Once you've decided that your group of people do have a common goal, it's time to set some performance standards or expectations. These should be both for individual team members and for the team as a whole. Both individual and team performance standards should include:

- A description of the expected behaviours. These are often known as "process measures"

- A description of the results required. These are known as "output measures"

Process and output measures for individual team members could include . . .

Behaviours (process) - whether or how well the team member:

- cooperates with team members o shares experiences with other team members

- proposes solutions to team problems

- communicates ideas during meetings

- participates in the team's decision-making processes

- steps in to help others in times of pressure or stress

Results (outputs) - for example, the team member's:

- quality of his/her written report of team results

- turnaround time for the individual's product / service (or contribution to product / service) needed by the team

- accuracy of the advice supplied to the team

- status of his / her service levels

Process and output measures for the team could include . . .

Behaviours (process) - whether or how well the team:

- runs effective meetings

- communicates well as a group

- allows all opinions to be heard

- comes to consensus on decisions

- shares the leadership as needed

- regularly evaluates the effectiveness of their meetings (process, not content)

Results (outputs) - for example:

- the customer (or other stakeholder) satisfaction rate with the team's product / service

- the percentage decline of team backlog items

- the cycle time for the team's entire work processes

In summary, performance measures need to be set for each team member and for the team as a whole. They should include both behaviours and results.

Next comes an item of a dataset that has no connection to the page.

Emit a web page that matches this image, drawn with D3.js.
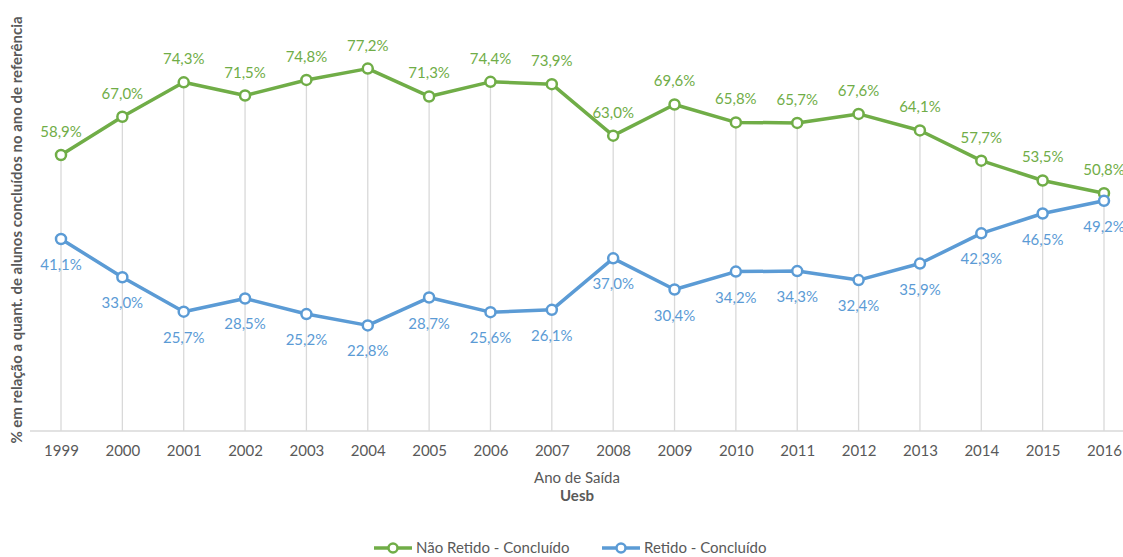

Here's an example of the areas where one manager set performance expectations for his team member:

- Function management (individual target)

- Project completion (individual target)

- Team collaboration (contribution to team)

- Knowledge development (individual target and contribution to team)

- Participation in maintaining team performance (contribution to team)

Each of these then had specific targets set (quantity, quality, time, cost) and were also given a ranking so that the team member knew the relative importance of each.

In the case of team performance standards, it is imperative to have the team come together to develop these. You can do this through running a team session to set the performance expectations. Here's a process that can assist.

Have each team member answer the following questions before the meeting and bring their answers to the meeting:

1. My team is made up of the following people . . .

2. The aim of my team is to . . .

3. We do this by . . .

4. The challenges we face are . . .

5. I would rate the current performance of my team as "successful", "somewhat successful" "less than successful" because . . .

6. I would now like to suggest that we set the following standards of performance for the team . . .

At the meeting reach consensus on the following: - Team aim - Current behaviours - Current challenges - Desired behaviours - Team performance standards - How we will measure our success - What we will do when individual team members are not meeting the standards

At the core of these concepts is the principle that team and individual performance can be improved and maintained when all involved know and agree on the required performance.

When both the manager and his/her people do indeed form a real team, they can work together to achieve their common goals. In John's sales group, he can now focus more on improving individual performance; one-to-one rather than one-to-team communication; and fostering greater cooperation across the group without the pressure to develop teamwork.